The Auschwitz-Birkenau museum, located at the site of the former German Nazi concentration camp in Poland, recognized on Sunday a gay victim of the Holocaust.
“At least 77 men with pink triangles were imprisoned in Auschwitz & another 25 could have been initially arrested for their real or alleged homosexuality but had a different prisoner category. Some scholars speak of up to 140 prisoners persecuted for their sexual orientation,” the museum tweeted.
The tweet was posted on the birthday of a German man named Johann Mauler, who was born on April 24, 1897, and imprisoned at the concentration camp from November 12, 1941, until his murder on February 14, 1942. He was one of at least 77 people imprisoned at Auschwitz for the crime of homosexuality, the museum notes. Those imprisoned for homosexuality were forced to wear a pink triangle on their prison uniforms.

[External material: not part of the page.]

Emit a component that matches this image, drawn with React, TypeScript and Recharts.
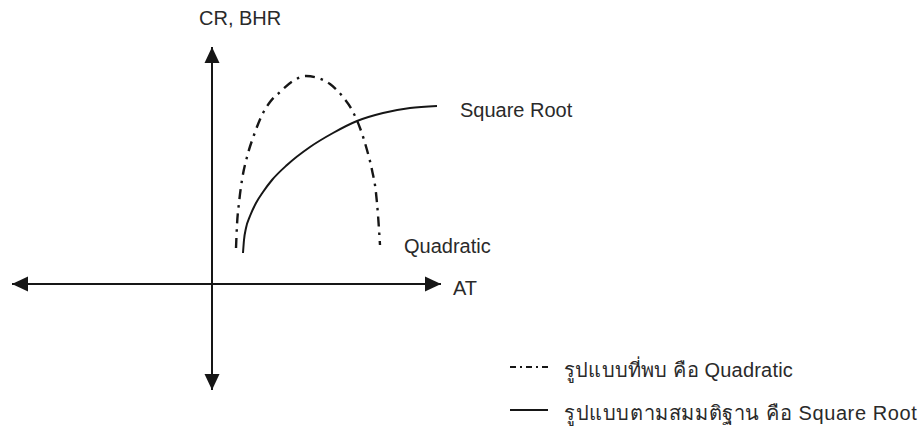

Every day, the museum posts images of several victims of the camp along with where they were from, their career, and when they were killed by the Nazi regime.
The account noted the museum's ‘Memory 4.0’ project, which is an online resource that explores the fate and persecutions of diverse groups of people deported to Auschwitz during World War II: political prisoners, Jews, Roma, Soviet POWs, Jehovah’s Witnesses, and queer people.
The portal includes resources such as educator guides that help accurately discuss the course of history during one of the darkest periods in the world.
More than one million people were killed at Auschwitz, most of them Jewish.
About 6 million Jews were murdered in the Holocaust, according to the United States Holocaust Memorial Museum. The institution reports that hundreds, maybe even thousands, of queer people were killed.
In conjunction with Germany’s Federal Foreign Office supporting the Young People Remember campaign, EVZ funds the Memory 4.0 project.
The German initiative EVZ, Errinerung, Verantwortung, Zukunft is an endowment charged with “Remembrance, Responsibility and Future” regarding the German people and the world’s commitment to never forgetting the atrocities committed during the Holocaust at the hands of the Nazis.
The organization’s mission is “In memory of the victims of National Socialist injustice. Let us take responsibility. Together for the past, present, and future. For equal dignity and rights of all people,” according to the endowment’s website.
At the German parliament's Holocaust commemoration in Berlin this year, the remembrance was dedicated for the first time to those killed by Nazis because of their gender identity or sexual orientation.
In addition, the body acknowledged decades of persecution faced by LGBTQ+ people in Germany following World War II.